Remember how blogs were the rage that quickly died out when people discovered the time commitment involved.

haha this made me laugh pretty hard. Blogs are a pain to update and keep an audience, and why do so with social media out there? Social media allows us to push a notification of lazy-length to 100s if not 1000s of followers. Blogs require some effort by the viewer to visit your blog.

New CMS (content management systems) out there make updating webpages easier. No need to install software, you edit a page directly from your web browser. Things are searchable and search engine friendly. The time commitment to copy/paste into a CMS is daunting, however.
 
It is a shame to see the website go. I am still a huge fan of websites and chase logs. I spend a good deal of time putting mine together, and really enjoy reading others so I am always checking the ones I know exist. It is a bit to maintain though, and I often fall behind. The way technology changes so fast, you almost always have to change the look of your site to keep up with the trends. The big one these days is things have to be easily viewed on a mobile device or tablet. Fortunately many themes for publishing sites like wordpress already have this built in, so there is little to do on your end.

I plan to keep my website going for a long time. If anything the less people that do it, the more visible my stuff will become.

It probably also has to do with todays ADHD generation, they just want to showcase their latest, greatest and move on. Thats sad in my opinion, to me it seems like they dont care about their work to give it the full respect it deserves. I have just enough old timer in me to appreciate the slower, more detailed approach and I wish more people did.
 
It would be nice if we could ask the people whose sites have disappeared, but I have a feeling they've disappeared from Stormtrack as well. Maybe a few are hanging around on Facebook. I think you guys summed up most of the reasons though and they probably all revolve around people have moved on from their old websites.

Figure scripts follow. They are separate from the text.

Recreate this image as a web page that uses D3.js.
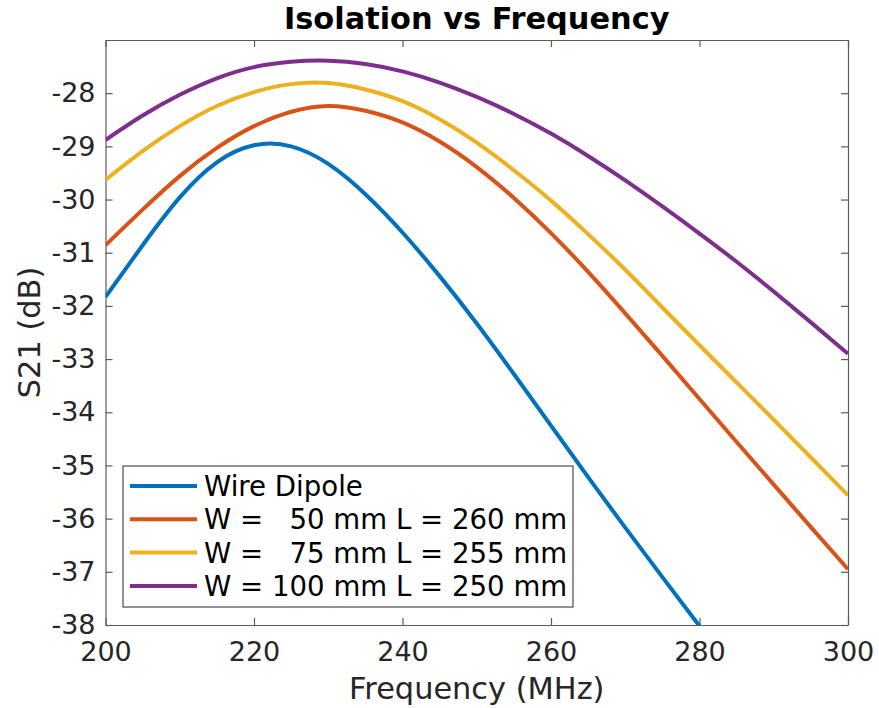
<!DOCTYPE html>
<html>
<head>
<meta charset="utf-8">
<script src="https://cdn.jsdelivr.net/npm/d3@7"></script>
<style>
  body { margin: 0; background: #fff; }
  text { font-family: "DejaVu Sans", sans-serif; }
</style>
</head>
<body>
<script>
const width = 879;
const height = 708;

// frequency points (MHz)
const freq = [200, 205, 210, 215, 220, 225, 230, 235, 240, 245, 250,
              255, 260, 265, 270, 275, 280, 285, 290, 295, 300];

// S21 (dB)
const wireDipole = [-31.83, -30.86, -29.96, -29.30, -28.98, -29.00, -29.33, -29.90, -30.62, -31.44, -32.33,
                    -33.28, -34.25, -35.22, -36.17, -37.10, -38.02];
const w50 = [-30.86, -30.19, -29.56, -29.03, -28.62, -28.35, -28.24, -28.33, -28.55, -28.91, -29.39,
             -29.97, -30.63, -31.36, -32.14, -32.94, -33.75, -34.56, -35.36, -36.16, -36.95];
const w75 = [-29.63, -29.09, -28.62, -28.24, -27.98, -27.83, -27.81, -27.93, -28.15, -28.49, -28.93,
             -29.45, -30.02, -30.65, -31.32, -32.03, -32.74, -33.44, -34.14, -34.85, -35.56];
const w100 = [-28.88, -28.42, -28.03, -27.72, -27.51, -27.41, -27.39, -27.45, -27.59, -27.80, -28.07,
              -28.39, -28.76, -29.18, -29.64, -30.13, -30.64, -31.17, -31.73, -32.31, -32.90];

const seriesNames = ['Wire Dipole', 'W =   50 mm L = 260 mm', 'W =   75 mm L = 255 mm', 'W = 100 mm L = 250 mm'];
const seriesColors = ['#0072BD', '#D95319', '#EDB120', '#7E2F8E'];
const seriesValues = [wireDipole, w50, w75, w100];

const xTicks = [200, 220, 240, 260, 280, 300];
const yTicks = [-38, -37, -36, -35, -34, -33, -32, -31, -30, -29, -28];

const margin = { top: 40, right: 31, bottom: 83, left: 105.5 };
const innerW = width - margin.left - margin.right;
const innerH = height - margin.top - margin.bottom;

const svg = d3.select('body')
    .append('svg')
    .attr('width', width)
    .attr('height', height);

const g = svg.append('g')
    .attr('transform', `translate(${margin.left}, ${margin.top})`);

const xScale = d3.scaleLinear().domain([200, 300]).range([0, innerW]);
const yScale = d3.scaleLinear().domain([-38, -27]).range([innerH, 0]);

const axisColor = '#5a5a5a';
const textColor = '#262626';

function styleAxis(sel, showLabels) {
    sel.select('.domain').attr('stroke', axisColor).attr('stroke-width', 1.2);
    sel.selectAll('.tick line').attr('stroke', axisColor).attr('stroke-width', 1.2);
    sel.selectAll('.tick text')
        .attr('fill', textColor)
        .style('font-size', '27px')
        .style('display', showLabels ? null : 'none');
}

g.append('g')
    .attr('transform', `translate(0, ${innerH})`)
    .call(d3.axisBottom(xScale).tickValues(xTicks).tickSizeInner(-7).tickSizeOuter(0).tickPadding(17)
        .tickFormat(d => d.toString()))
    .call(s => styleAxis(s, true));

g.append('g')
    .call(d3.axisTop(xScale).tickValues(xTicks).tickSizeInner(-7).tickSizeOuter(0))
    .call(s => styleAxis(s, false));

g.append('g')
    .call(d3.axisLeft(yScale).tickValues(yTicks).tickSizeInner(-7).tickSizeOuter(0).tickPadding(10)
        .tickFormat(d => d.toString()))
    .call(s => styleAxis(s, true));

g.append('g')
    .attr('transform', `translate(${innerW}, 0)`)
    .call(d3.axisRight(yScale).tickValues(yTicks).tickSizeInner(-7).tickSizeOuter(0))
    .call(s => styleAxis(s, false));

// clip the curves to the plot box
g.append('clipPath').attr('id', 'plotclip')
    .append('rect').attr('width', innerW).attr('height', innerH);

const line = d3.line()
    .x(d => xScale(d[0]))
    .y(d => yScale(d[1]))
    .curve(d3.curveNatural);

g.append('g')
    .attr('clip-path', 'url(#plotclip)')
    .selectAll('path')
    .data(seriesValues)
    .enter()
    .append('path')
    .attr('d', vals => line(vals.map((v, i) => [freq[i], v])))
    .attr('fill', 'none')
    .attr('stroke', (d, i) => seriesColors[i])
    .attr('stroke-width', 4);

// title & axis labels
svg.append('text')
    .attr('x', margin.left + innerW / 2)
    .attr('y', 29)
    .attr('text-anchor', 'middle')
    .style('font-size', '30.4px')
    .style('font-weight', 'bold')
    .text('Isolation vs Frequency');

svg.append('text')
    .attr('x', margin.left + innerW / 2)
    .attr('y', 699)
    .attr('text-anchor', 'middle')
    .attr('fill', textColor)
    .style('font-size', '30.4px')
    .text('Frequency (MHz)');

svg.append('text')
    .attr('transform', `translate(40, ${margin.top + innerH / 2}) rotate(-90)`)
    .attr('text-anchor', 'middle')
    .attr('fill', textColor)
    .style('font-size', '30.4px')
    .text('S21 (dB)');

// legend
const legend = svg.append('g').attr('transform', 'translate(123, 466)');
legend.append('rect')
    .attr('width', 450)
    .attr('height', 141)
    .attr('fill', '#fff')
    .attr('stroke', '#262626')
    .attr('stroke-width', 1);

const rows = legend.selectAll('g.row')
    .data(seriesNames)
    .enter()
    .append('g')
    .attr('class', 'row')
    .attr('transform', (d, i) => `translate(0, ${20 + i * 33.3})`);

rows.append('line')
    .attr('x1', 7).attr('x2', 74)
    .attr('stroke', (d, i) => seriesColors[i])
    .attr('stroke-width', 4);

rows.append('text')
    .attr('x', 81)
    .attr('dy', '0.36em')
    .style('font-size', '27.6px')
    .style('white-space', 'pre')
    .attr('fill', '#000')
    .text(d => d);
</script>
</body>
</html>
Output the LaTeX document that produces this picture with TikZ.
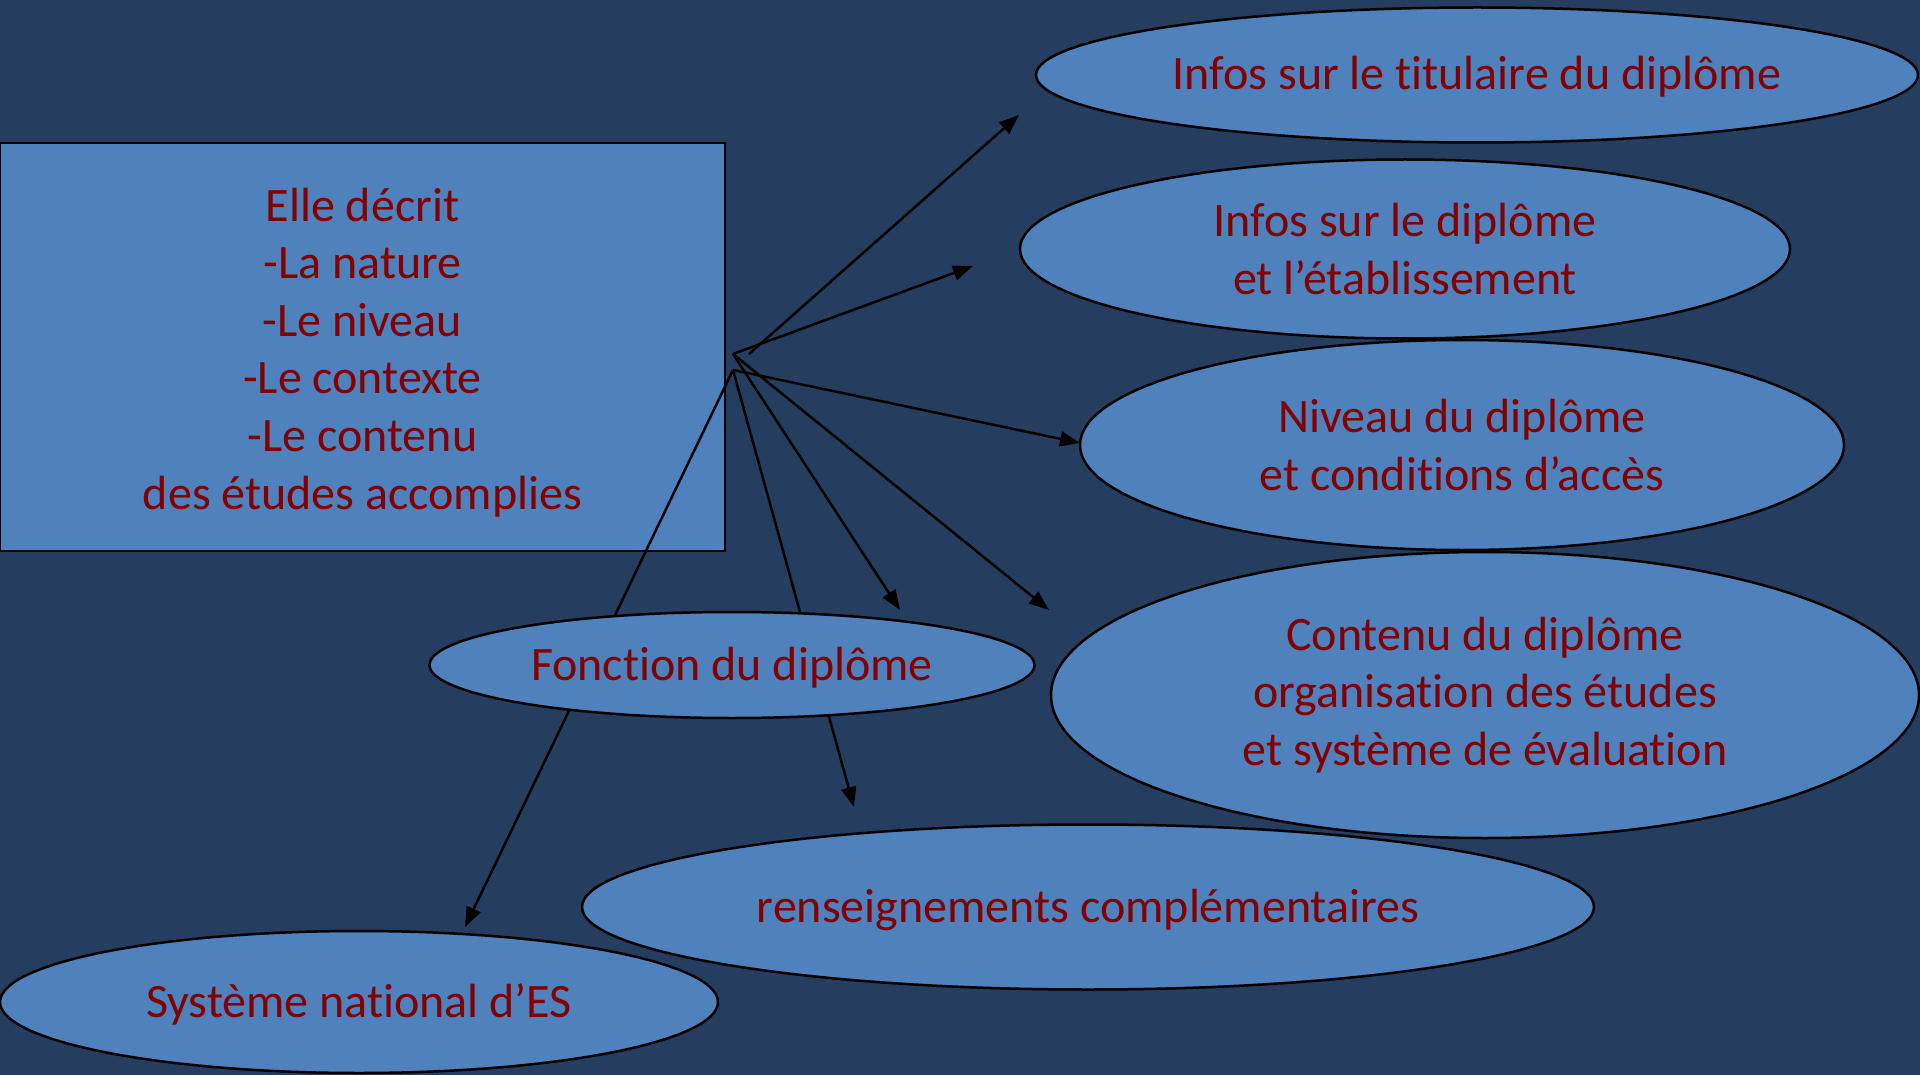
\documentclass[tikz,border=0pt]{standalone}
\usepackage{fontspec}
\setmainfont{Carlito}[Ligatures={NoCommon}]
\usetikzlibrary{shapes.geometric,arrows.meta}
\definecolor{fond}{RGB}{37,61,94}
\definecolor{bleu}{RGB}{79,129,189}
\definecolor{rouge}{RGB}{130,0,0}
\tikzset{
  zeile/.style={execute at begin node={\rule{0pt}{44pt}}, execute at end node={\rule[-14pt]{0pt}{0pt}}},
  bulle/.style={ellipse, draw=black, line width=2.5pt, fill=bleu, inner sep=0pt, align=center, text=rouge},
  fleche/.style={line width=2.5pt, -{Triangle[length=20pt,width=15pt]}}
}

\begin{document}
\begin{tikzpicture}[x=1pt, y=-1pt, font=\fontsize{48}{57.6}\selectfont]
    % Hintergrund
    \fill[fond] (0,0) rectangle (1920,1075);
    \useasboundingbox (0,0) rectangle (1920,1075);

    % Kasten links
    \node[draw=black, line width=2.5pt, fill=bleu, text=rouge, align=center, inner sep=0pt,
          minimum width=725pt, minimum height=408pt] (kasten) at (362.5,347)
          {\rule{0pt}{44pt}Elle décrit\\-La nature\\-Le niveau\\-Le contexte\\-Le contenu\\des études accomplies};

    % Ellipsen
    \node[bulle, zeile, minimum width=882pt, minimum height=135pt] (titulaire) at (1477,75)
          {Infos sur le titulaire du diplôme};
    \node[bulle, minimum width=770pt, minimum height=179pt] (etab) at (1405,249)
          {Infos sur le diplôme\\et l’établissement};
    \node[bulle, minimum width=764pt, minimum height=210pt] (niveau) at (1462,445)
          {Niveau du diplôme\\et conditions d’accès};
    \node[bulle, minimum width=868pt, minimum height=286pt] (contenu) at (1485,695)
          {Contenu du diplôme\\organisation des études\\et système de évaluation};
    \node[bulle, zeile, minimum width=1012pt, minimum height=165pt] (rens) at (1088,907)
          {renseignements complémentaires};
    \node[bulle, zeile, minimum width=718pt, minimum height=142pt] (systeme) at (359,1002)
          {Système national d’ES};

    % Ausgangspunkte und Pfeilspitzen
    \coordinate (o1) at (733,354);
    \coordinate (o2) at (733,370);
    \coordinate (o3) at (749,354);
    \coordinate (t1) at (1019,115);
    \coordinate (t2) at (973,266);
    \coordinate (t3) at (1080,443);
    \coordinate (t4) at (900,610);
    \coordinate (t5) at (1049,610);
    \coordinate (t6) at (854,807);
    \coordinate (t7) at (465,927);

    % Pfeile
    \draw[fleche] (o3) -- (t1);
    \draw[fleche] (o1) -- (t2);
    \draw[fleche] (o2) -- (t3);
    \draw[fleche] (o1) -- (t4);
    \draw[fleche] (o1) -- (t5);
    \draw[fleche] (o2) -- (t6);
    \draw[fleche] (o2) -- (t7);

    % Fonction ueber den Pfeilen
    \node[bulle, zeile, minimum width=605pt, minimum height=106pt] (fonction) at (732,665)
          {Fonction du diplôme};
\end{tikzpicture}
\end{document}
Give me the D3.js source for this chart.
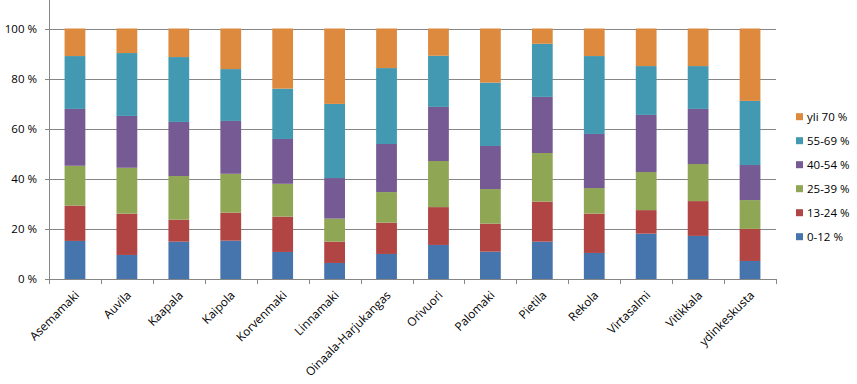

I wish we could archive this content somehow, but of course we'd run into copyright issues. Perhaps the Reports threads could become better integrated chase logs housed on the site. If you browse through the old Reports threads they're mainly just collections of dead links and broken images. That's why I really value projects like @Blake W. Naftel's Storm Chasing Anthology. We need a historian to go in and preserve this content because the internet is only the world's short term memory.
 
My long term average still remains in the neighborhood of 10 per year with a high of 35 in 2004 and a low of two in 1988. Ten per year, seems absurdly low, but I've chased for 45 years and I've photographed a tornado every year since 1973.

@Gene Moore, you're making the rest of us look real bad!
 
I think websites become too cumbersome to maintain and people have moved on to social media. It's unfortunate.

It's definitely this. I don't go back into the 90s, but I had a bunch of stuff from the early 2000s that I don't even know where to find anymore. My own damn stuff. Lost my first website that I maintained from 2000-2006 when geocities went away and took everything with it. And for the last decade I've said to myself "I really oughtta bring that stuff back online" and just never do. Started a new website in 2007 and just went from there. I started out updating that one pretty frequently but started growing tired of it - so I started a blog where I could post forecasts/write-ups/other photography thoughts more frequently and then more or less stopped doing that, too. So I revamped my site again to be pretty static, only updating the photos/video in the gallery several times a year. I still have a blog that I say I am going to start writing in frequently, but I'll believe that when I see it. What does it take, 21 days to build a habit? Well, I'll start when the temperature reaches double digits.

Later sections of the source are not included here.